# WORK TO DO
From the first line of the data below through the line bearing "grey = '#b3b3b3'", reproduce each line exactly; do not include pictures.
==== INFORMATION SHOWN ====
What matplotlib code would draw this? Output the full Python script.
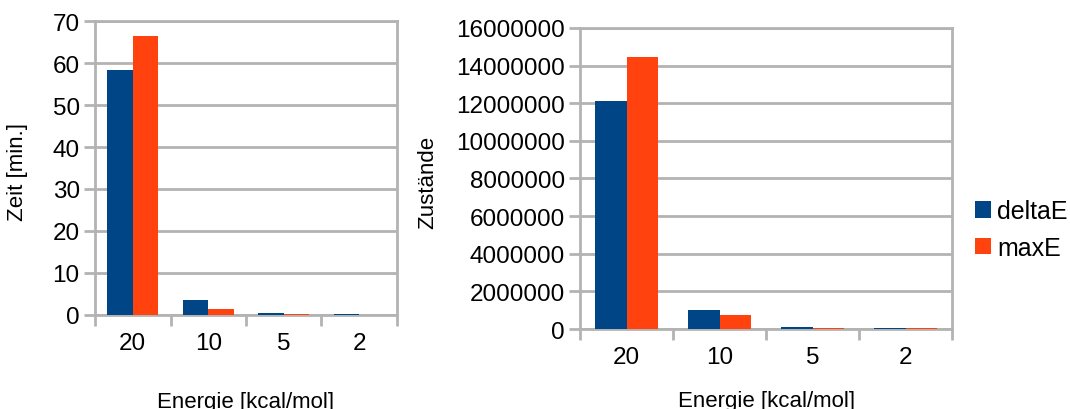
import matplotlib
matplotlib.use('Agg')
import matplotlib.pyplot as plt
import numpy as np

plt.rcParams['font.family'] = ['Liberation Sans', 'DejaVu Sans']

energie = ['20', '10', '5', '2']
zeit_delta = [58.3, 3.6, 0.4, 0.15]
zeit_max = [66.4, 1.5, 0.2, 0.1]
zust_delta = [12130000, 1020000, 100000, 40000]
zust_max = [14470000, 760000, 80000, 30000]

blue = '#004586'
orange = '#ff420e'
grey = '#b3b3b3'

fig = plt.figure(figsize=(10.7, 4.1), dpi=100)
ax1 = fig.add_axes([0.0888, 0.2293, 0.2822, 0.7170])
ax2 = fig.add_axes([0.5421, 0.1951, 0.3477, 0.7342])


def draw(ax, d1, d2, ymax, ystep, ylabel):
    x = np.arange(len(energie))
    w = 0.34
    ax.bar(x - w / 2, d1, w, color=blue, label='deltaE', zorder=3)
    ax.bar(x + w / 2, d2, w, color=orange, label='maxE', zorder=3)
    ax.set_xlim(-0.5, len(energie) - 0.5)
    ax.set_ylim(0, ymax)
    ax.set_yticks(np.arange(0, ymax + 1, ystep))
    ax.yaxis.set_major_formatter(matplotlib.ticker.FuncFormatter(lambda v, p: '%d' % v))
    ax.set_xticks(x)
    ax.set_xticklabels(energie)
    ax.set_xticks(np.arange(-0.5, len(energie)), minor=True)
    ax.tick_params(axis='x', which='major', length=0, pad=12, labelsize=17.5)
    ax.tick_params(axis='x', which='minor', length=8, width=2, color=grey)
    ax.tick_params(axis='y', length=8, width=2, color=grey, labelsize=17.5, pad=3)
    ax.grid(axis='y', color=grey, linewidth=2, zorder=0)
    for s in ax.spines.values():
        s.set_color(grey)
        s.set_linewidth(2)
    ax.set_xlabel('Energie [kcal/mol]', fontsize=16)
    ax.set_ylabel(ylabel, fontsize=16)


draw(ax1, zeit_delta, zeit_max, 70, 10, 'Zeit [min.]')
draw(ax2, zust_delta, zust_max, 16000000, 2000000, 'Zustände')

ax1.xaxis.set_label_coords(0.5, -0.257)
ax2.xaxis.set_label_coords(0.5, -0.203)
ax1.yaxis.set_label_coords(-0.222, 0.49)
ax2.yaxis.set_label_coords(-0.38, 0.49)

ax2.legend(loc='center left', bbox_to_anchor=(1.0, 0.33), frameon=False,
           fontsize=18, handlelength=0.65, handleheight=0.65, handletextpad=0.25,
           labelspacing=0.5)

fig.savefig('out.png', dpi=100)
====
# ANSWER TO THIS TASK
What matplotlib code would draw this? Output the full Python script.
import matplotlib
matplotlib.use('Agg')
import matplotlib.pyplot as plt
import numpy as np

plt.rcParams['font.family'] = ['Liberation Sans', 'DejaVu Sans']

energie = ['20', '10', '5', '2']
zeit_delta = [58.3, 3.6, 0.4, 0.15]
zeit_max = [66.4, 1.5, 0.2, 0.1]
zust_delta = [12130000, 1020000, 100000, 40000]
zust_max = [14470000, 760000, 80000, 30000]

blue = '#004586'
orange = '#ff420e'
grey = '#b3b3b3'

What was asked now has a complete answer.